### [GOAL]
The line holding "import * as" is the last one to output; start at the first line of the data, keep every line in between exactly, and leave out pictures.

### [DATA SECTION]
* * * * * * * * *

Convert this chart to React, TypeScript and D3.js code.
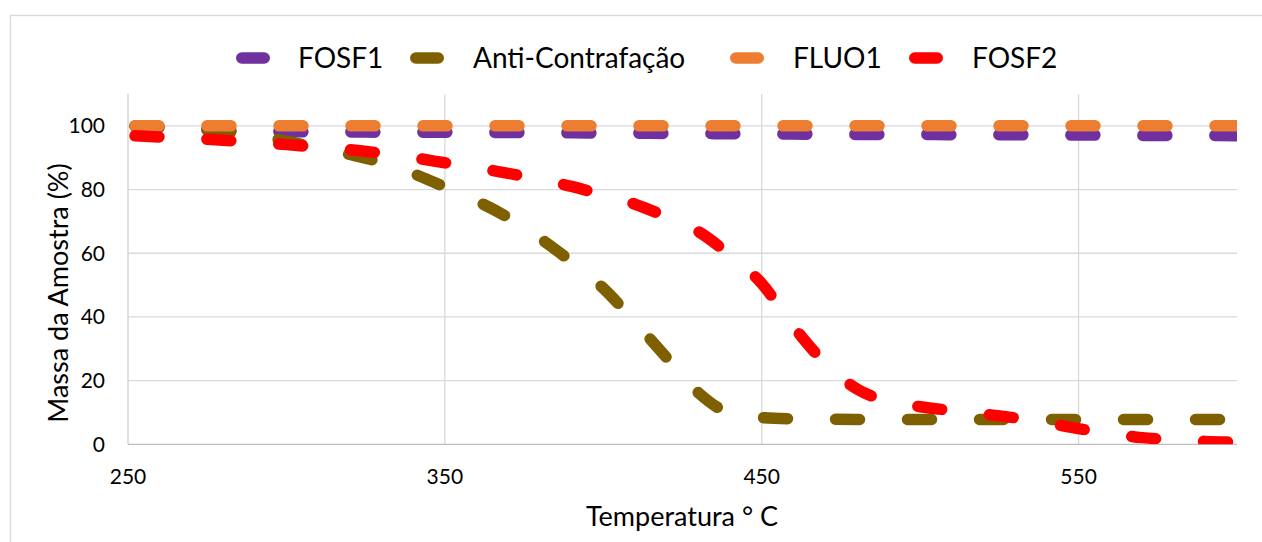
import React from "react";
import * as d3 from "d3";

// temperatura (°C) e massa (%)
const temps = [250, 260, 270, 280, 290, 300, 310, 320, 330, 340, 350, 360, 370, 380, 390, 400, 410, 420,
  430, 440, 450, 460, 470, 480, 490, 500, 510, 520, 530, 540, 550, 560, 570, 580, 590, 600];

const fosf1 = [100, 99.5, 99.0, 98.6, 98.4, 98.2, 98.1, 98.1, 98.0, 98.0, 98.0, 97.9, 97.9, 97.8, 97.8, 97.7, 97.7, 97.6,
  97.6, 97.5, 97.5, 97.4, 97.4, 97.3, 97.3, 97.3, 97.2, 97.2, 97.2, 97.1, 97.1, 97.1, 97.0, 97.0, 97.0, 96.9];
const antiContrafacao = [100, 99.8, 99.3, 98.5, 97.0, 95.2, 93.1, 91.0, 88.5, 85.0, 80.8, 76.4, 71.2, 64.7, 57.3, 49.0, 38.4, 27.2,
  16.2, 9.8, 8.4, 8.0, 7.9, 7.8, 7.8, 7.8, 7.8, 7.8, 7.8, 7.8, 7.8, 7.8, 7.8, 7.8, 7.8, 7.8];
const fluo1 = [100, 100, 100, 100, 100, 100, 100, 100, 100, 100, 100, 100, 100, 100, 100, 100, 100, 100,
  100, 100, 100, 100, 100, 100, 100, 100, 100, 100, 100, 100, 100, 100, 100, 100, 100, 100];
const fosf2 = [97.0, 96.5, 96.1, 95.5, 94.8, 94.1, 93.3, 92.5, 91.4, 90.0, 88.4, 86.8, 85.1, 83.0, 81.0, 78.2, 75.4, 71.4,
  66.8, 59.4, 50.5, 37.0, 25.5, 17.4, 13.5, 11.8, 10.6, 9.5, 8.3, 6.7, 4.9, 3.4, 2.1, 1.4, 0.9, 0.7];

const seriesNames = ["FOSF1", "Anti-Contrafação", "FLUO1", "FOSF2"];
const seriesValues = [fosf1, antiContrafacao, fluo1, fosf2];
const seriesColors = ["#7030A0", "#7F6000", "#ED7D31", "#FF0000"];

const xTicks = [250, 350, 450, 550];
const yTicks = [0, 20, 40, 60, 80, 100];

const W = 1262, H = 542;
const plot = { left: 128, right: 1237, top: 94, bottom: 444.3 };
const FONT = "Lato, 'Open Sans', sans-serif";
const STROKE = 11.5;

// posicoes da legenda (marcador, texto)
const legendPos = [
  { m: 236, t: 298 },
  { m: 410, t: 473 },
  { m: 730, t: 793 },
  { m: 909, t: 972 },
];

export default function App() {
  const x = d3.scaleLinear().domain([250, 600]).range([plot.left, plot.right]);
  const y = d3.scaleLinear().domain([0, 110]).range([plot.bottom, plot.top]);

  const line = d3.line<number>()
    .x((_, i) => x(temps[i]))
    .y((d) => y(d))
    .curve(d3.curveMonotoneX);

  return (
    <svg width={W} height={H} style={{ position: "absolute", left: 0, top: 0, background: "#fff" }}
      fontFamily={FONT}>
      <defs>
        <clipPath id="plotClip">
          <rect x={plot.left} y={plot.top} width={plot.right - plot.left} height={plot.bottom - plot.top} />
        </clipPath>
      </defs>

      <rect x={10.5} y={15.5} width={1300} height={600} fill="#fff" stroke="#D9D9D9" strokeWidth={1.3} />

      {/* grid */}
      {yTicks.filter((t) => t > 0).map((t) => (
        <line key={"gy" + t} x1={plot.left} x2={plot.right} y1={y(t)} y2={y(t)} stroke="#D9D9D9" strokeWidth={1.3} />
      ))}
      {xTicks.filter((t) => t > 250).map((t) => (
        <line key={"gx" + t} x1={x(t)} x2={x(t)} y1={plot.top} y2={plot.bottom} stroke="#D9D9D9" strokeWidth={1.3} />
      ))}
      <line x1={plot.left} x2={plot.left} y1={plot.top} y2={plot.bottom} stroke="#D0D0D0" strokeWidth={1.3} />
      <line x1={plot.left} x2={plot.right} y1={plot.bottom} y2={plot.bottom} stroke="#BFBFBF" strokeWidth={1.3} />

      {/* tick labels */}
      {yTicks.map((t) => (
        <text key={"ty" + t} x={105} y={y(t)} dy="0.35em" textAnchor="end" fontSize={21} fill="#000">{t}</text>
      ))}
      {xTicks.map((t) => (
        <text key={"tx" + t} x={x(t)} y={484} textAnchor="middle" fontSize={21} fill="#000">{t}</text>
      ))}

      {/* series */}
      <g clipPath="url(#plotClip)">
        {seriesValues.map((vals, i) => (
          <path key={seriesNames[i]} d={line(vals) || ""} fill="none" stroke={seriesColors[i]}
            strokeWidth={STROKE} strokeLinecap="round" strokeDasharray="24 48" strokeDashoffset={-7} />
        ))}
      </g>

      {/* legend */}
      {seriesNames.map((name, i) => (
        <g key={"lg" + name}>
          <line x1={legendPos[i].m + STROKE / 2} x2={legendPos[i].m + 34 - STROKE / 2} y1={58} y2={58}
            stroke={seriesColors[i]} strokeWidth={STROKE} strokeLinecap="round" />
          <text x={legendPos[i].t} y={58} dy="0.36em" fontSize={28} fill="#000">{name}</text>
        </g>
      ))}

      {/* axis titles */}
      <text x={682} y={526} textAnchor="middle" fontSize={27} fill="#000">Temperatura ° C</text>
      <text transform={`translate(68, 293) rotate(-90)`} textAnchor="middle" fontSize={27} fill="#000">
        Massa da Amostra (%)
      </text>
    </svg>
  );
}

* * * * * * * * *

### [FINISHED TASK]
Convert this chart to React, TypeScript and D3.js code.
import React from "react";
import * as d3 from "d3";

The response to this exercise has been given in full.